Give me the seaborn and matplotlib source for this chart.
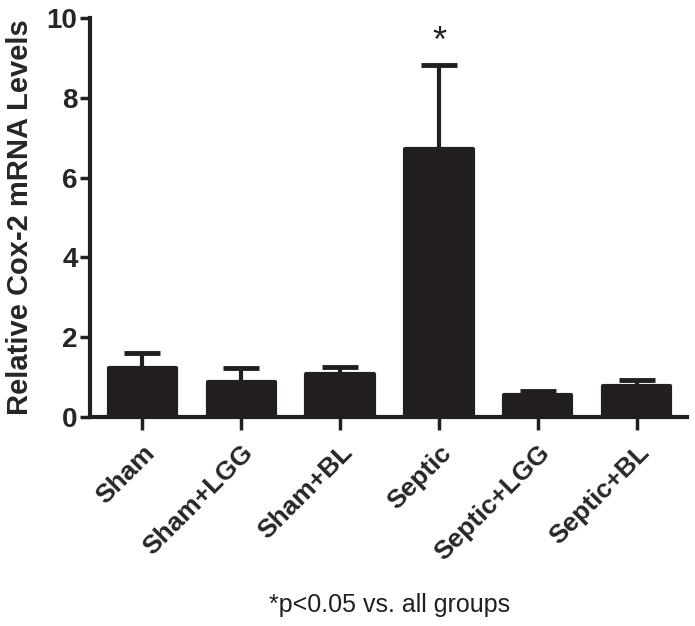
import matplotlib
matplotlib.use("Agg")
import matplotlib.pyplot as plt
import seaborn as sns
import pandas as pd
import numpy as np

groups = ["Sham", "Sham+LGG", "Sham+BL", "Septic", "Septic+LGG", "Septic+BL"]
means = [1.23, 0.88, 1.07, 6.72, 0.55, 0.78]
sem = [0.37, 0.34, 0.18, 2.11, 0.10, 0.15]
yticks = [0, 2, 4, 6, 8, 10]

sns.set_style("ticks")
plt.rcParams["font.family"] = ["Liberation Sans", "DejaVu Sans"]

df = pd.DataFrame({"group": groups, "value": means})

fig = plt.figure(figsize=(6.95, 6.26), dpi=100)
ax = fig.add_axes([0.1295, 0.334, 0.859, 0.637])

bar_color = "#231f20"
sns.barplot(data=df, x="group", y="value", color=bar_color, width=0.68,
            edgecolor=bar_color, linewidth=3, errorbar=None, ax=ax, saturation=1)
for p in ax.patches:
    p.set_joinstyle("round")
    p.set_zorder(3)

xs = np.arange(len(groups))
ax.errorbar(xs, means, yerr=[np.zeros(len(sem)), sem], fmt="none",
            ecolor=bar_color, elinewidth=3, capsize=13, capthick=3.5, zorder=2)

ax.text(3, 9.4, "*", ha="center", va="center", fontsize=26, color=bar_color)

ax.set_ylim(0, 10)
ax.set_xlim(-0.53, 5.51)
ax.set_yticks(yticks)
ax.set_yticklabels([str(t) for t in yticks], fontsize=20, fontweight="bold")
ax.set_xticks(xs)
ax.set_xticklabels(groups, rotation=45, ha="right", rotation_mode="anchor",
                   fontsize=19, fontweight="bold")
ax.set_xlabel("")
ax.set_ylabel("Relative Cox-2 mRNA Levels", fontsize=21, fontweight="bold")
ax.yaxis.set_label_coords(-0.093, 0.5)

for s in ["top", "right"]:
    ax.spines[s].set_visible(False)
for s in ["left", "bottom"]:
    ax.spines[s].set_linewidth(3)
    ax.spines[s].set_color(bar_color)
ax.tick_params(axis="y", length=7, width=2.5, color=bar_color, pad=2)
ax.tick_params(axis="x", length=9, width=2.5, color=bar_color, pad=8)

fig.text(0.561, 0.034, "*p<0.05 vs. all groups", ha="center", va="center",
         fontsize=18, color=bar_color)

fig.savefig("out.png", dpi=100)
※
**GIVEN REQUEST:** Give the material again exactly as it is, but keep the pictures out.

**CORRECT RESULT:**
Give me the seaborn and matplotlib source for this chart.
import matplotlib
matplotlib.use("Agg")
import matplotlib.pyplot as plt
import seaborn as sns
import pandas as pd
import numpy as np

groups = ["Sham", "Sham+LGG", "Sham+BL", "Septic", "Septic+LGG", "Septic+BL"]
means = [1.23, 0.88, 1.07, 6.72, 0.55, 0.78]
sem = [0.37, 0.34, 0.18, 2.11, 0.10, 0.15]
yticks = [0, 2, 4, 6, 8, 10]

sns.set_style("ticks")
plt.rcParams["font.family"] = ["Liberation Sans", "DejaVu Sans"]

df = pd.DataFrame({"group": groups, "value": means})

fig = plt.figure(figsize=(6.95, 6.26), dpi=100)
ax = fig.add_axes([0.1295, 0.334, 0.859, 0.637])

bar_color = "#231f20"
sns.barplot(data=df, x="group", y="value", color=bar_color, width=0.68,
            edgecolor=bar_color, linewidth=3, errorbar=None, ax=ax, saturation=1)
for p in ax.patches:
    p.set_joinstyle("round")
    p.set_zorder(3)

xs = np.arange(len(groups))
ax.errorbar(xs, means, yerr=[np.zeros(len(sem)), sem], fmt="none",
            ecolor=bar_color, elinewidth=3, capsize=13, capthick=3.5, zorder=2)

ax.text(3, 9.4, "*", ha="center", va="center", fontsize=26, color=bar_color)

ax.set_ylim(0, 10)
ax.set_xlim(-0.53, 5.51)
ax.set_yticks(yticks)
ax.set_yticklabels([str(t) for t in yticks], fontsize=20, fontweight="bold")
ax.set_xticks(xs)
ax.set_xticklabels(groups, rotation=45, ha="right", rotation_mode="anchor",
                   fontsize=19, fontweight="bold")
ax.set_xlabel("")
ax.set_ylabel("Relative Cox-2 mRNA Levels", fontsize=21, fontweight="bold")
ax.yaxis.set_label_coords(-0.093, 0.5)

for s in ["top", "right"]:
    ax.spines[s].set_visible(False)
for s in ["left", "bottom"]:
    ax.spines[s].set_linewidth(3)
    ax.spines[s].set_color(bar_color)
ax.tick_params(axis="y", length=7, width=2.5, color=bar_color, pad=2)
ax.tick_params(axis="x", length=9, width=2.5, color=bar_color, pad=8)

fig.text(0.561, 0.034, "*p<0.05 vs. all groups", ha="center", va="center",
         fontsize=18, color=bar_color)

fig.savefig("out.png", dpi=100)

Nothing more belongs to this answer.